According to Andrew Whitley, the evangelical founder of Scotland the Bread, a staggering 90 per cent of the bread we buy in supermarkets is made using the Chorleywood process. He says it’s “programmed for ill-health” because it is indigestible and is responsible for modern allergies, intolerances, obesity and other health issues.

The recent revival in traditional artisan bread making is a good thing, but it has hitherto been embraced by the privileged few.

Community bakeries are at last addressing that social imbalance, and their numbers are increasing. Bread Share in Portobello and the Dunbar Community Bakery are fairly well established.

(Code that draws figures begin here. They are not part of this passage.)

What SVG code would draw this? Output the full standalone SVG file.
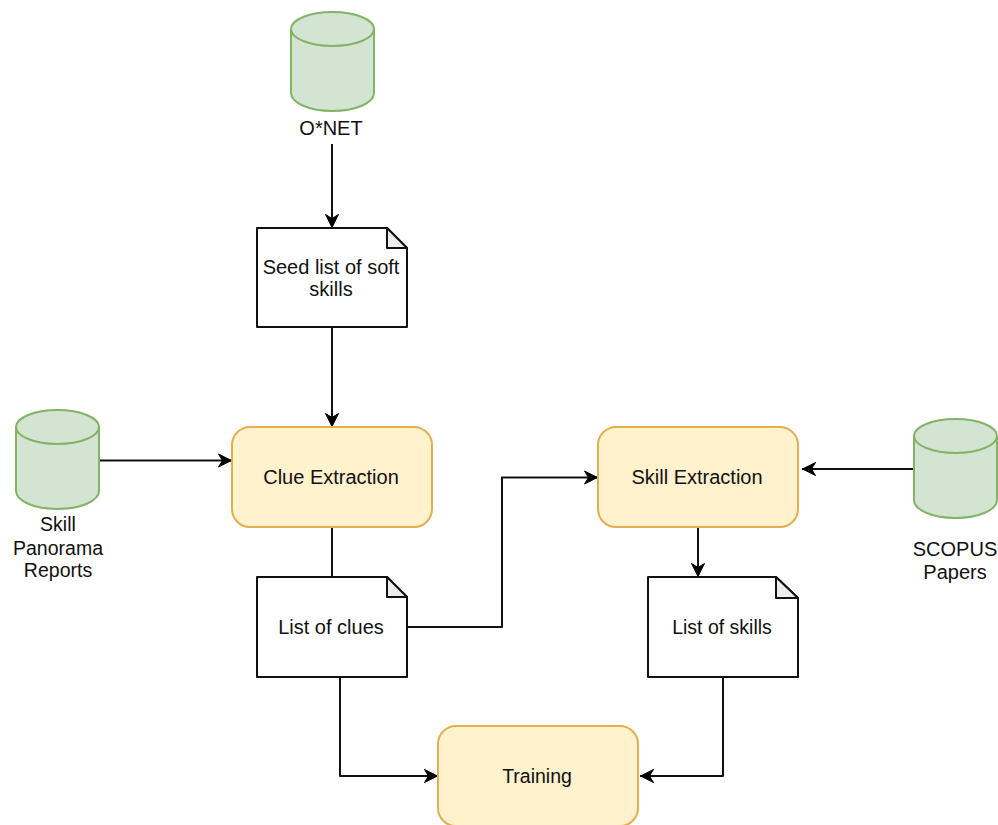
<svg xmlns="http://www.w3.org/2000/svg" width="998" height="825" viewBox="0 0 998 825">
<style>
text{font-family:"Liberation Sans",Arial,sans-serif;font-size:20px;fill:#111;text-anchor:middle}
.n{font-size:19.500px}
.db{fill:#d3e5d2;stroke:#82b366;stroke-width:2}
.proc{fill:#fff2cc;stroke:#e3ae4e;stroke-width:2}
.doc{fill:#fff;stroke:#111;stroke-width:2;stroke-linejoin:round}
.fold{fill:#eeeeee;stroke:#111;stroke-width:2;stroke-linejoin:round}
.c{fill:none;stroke:#111;stroke-width:2;stroke-linejoin:round}
.a{marker-end:url(#arrow)}
</style>
<defs>
<marker id="arrow" markerUnits="userSpaceOnUse" markerWidth="18" markerHeight="18" refX="15" refY="8" orient="auto">
<path d="M1.500 1.500 L14.500 8 L1.500 14.500 L5.500 8 Z" fill="#000" stroke="#000" stroke-width="1" stroke-linejoin="round"/>
</marker>
<g id="cyl">
<path class="db" d="M0 17 A41.500 17 0 0 1 83 17 V81 A41.500 18 0 0 1 0 81 Z"/>
<path class="db" style="fill:none" d="M0 17 A41.500 17 0 0 0 83 17"/>
</g>
</defs>
<rect width="998" height="825" fill="#fff"/>
<g id="connectors">
<path class="c a" d="M332 144 V228"/>
<path class="c a" d="M332 328 V427"/>
<path class="c a" d="M100 460.500 H232"/>
<path class="c" d="M332 527 V577"/>
<path class="c a" d="M408 627 H502 V477.500 H598"/>
<path class="c a" d="M914 469 H802"/>
<path class="c a" d="M698 527 V577"/>
<path class="c a" d="M340 677 V776 H438"/>
<path class="c a" d="M723 677 V776 H640"/>
</g>
<g id="onet"><use href="#cyl" x="291" y="12"/><text x="331" y="135">O*NET</text></g>
<g id="seed">
<path class="doc" d="M257 228 H387 L407 248 V327 H257 Z"/>
<path class="fold" d="M387 228 V248 H407 Z"/>
<text x="331" y="274">Seed list of soft</text><text x="331" y="296">skills</text>
</g>
<g id="skill-panorama"><use href="#cyl" x="16" y="410"/>
<text class="n" x="58" y="531">Skill</text><text class="n" x="58" y="554.500">Panorama</text><text class="n" x="58" y="577">Reports</text></g>
<g id="clue-extraction"><rect class="proc" x="232" y="427" width="200" height="100" rx="18"/><text x="331" y="484">Clue Extraction</text></g>
<g id="list-clues">
<path class="doc" d="M257 577 H387 L407 597 V677 H257 Z"/>
<path class="fold" d="M387 577 V597 H407 Z"/>
<text x="331" y="634">List of clues</text>
</g>
<g id="skill-extraction"><rect class="proc" x="598" y="427" width="200" height="100" rx="18"/><text x="697" y="484">Skill Extraction</text></g>
<g id="scopus"><use href="#cyl" x="914" y="419"/>
<text x="955" y="556">SCOPUS</text><text x="955" y="579">Papers</text></g>
<g id="list-skills">
<path class="doc" d="M648 577 H776 L798 598 V677 H648 Z"/>
<path class="fold" d="M776 577 V598 H798 Z"/>
<text class="n" x="722" y="634">List of skills</text>
</g>
<g id="training"><rect class="proc" x="438" y="726" width="200" height="100" rx="18"/><text class="n" x="537" y="783">Training</text></g>
</svg>
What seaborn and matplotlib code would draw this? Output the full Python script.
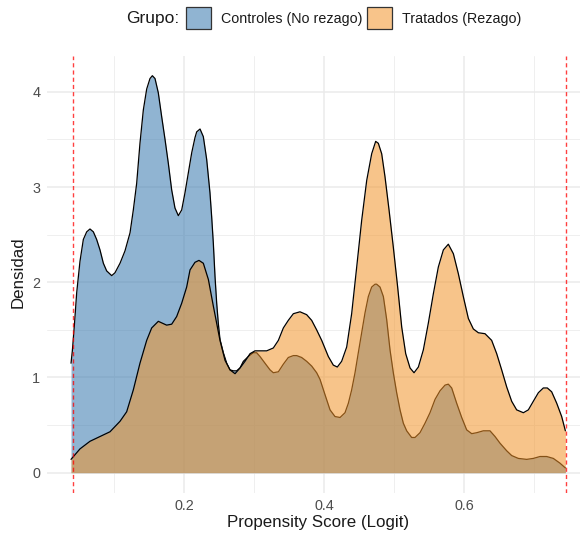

In the west, The High Rise Bakers, a newly-formed group of residents of Glasgow’s Gorbals, use the kitchen on the ground floor of one of the last remaining tower blocks in the area to make the Gorbals Loaf using traditional methods and nutritious flour. They are the first community bakers to be taught by Whitely, who runs Bread Matters baking courses in his bid to democratise bread. The High Rise Bakers sell about 60 loaves weekly to local residents, and plan to supply nurseries, an old folks’ home and a care centre for former addicts – as well the newly-established Gorbals farmers’ market.

They and others will use Scottish flour, grown by Whitely and his team in various sites across Scotland, when it becomes available later this year.

John Vallance, one of the volunteer bakers, put it neatly. The Gorbals Loaf doesn’t necessarily make him feel healthier, he says, but it does have the feel-good factor. It fills him up more than the fluffy stuff. And since the delicious aroma of the baking bread floats up to the top floor of the tower block, it has the smell-good factor too. Others speak of the “visceral” power of getting together to make something so basic yet so life-enhancing.

Who knows? Baking bread could yet become a social movement of Biblical proportions.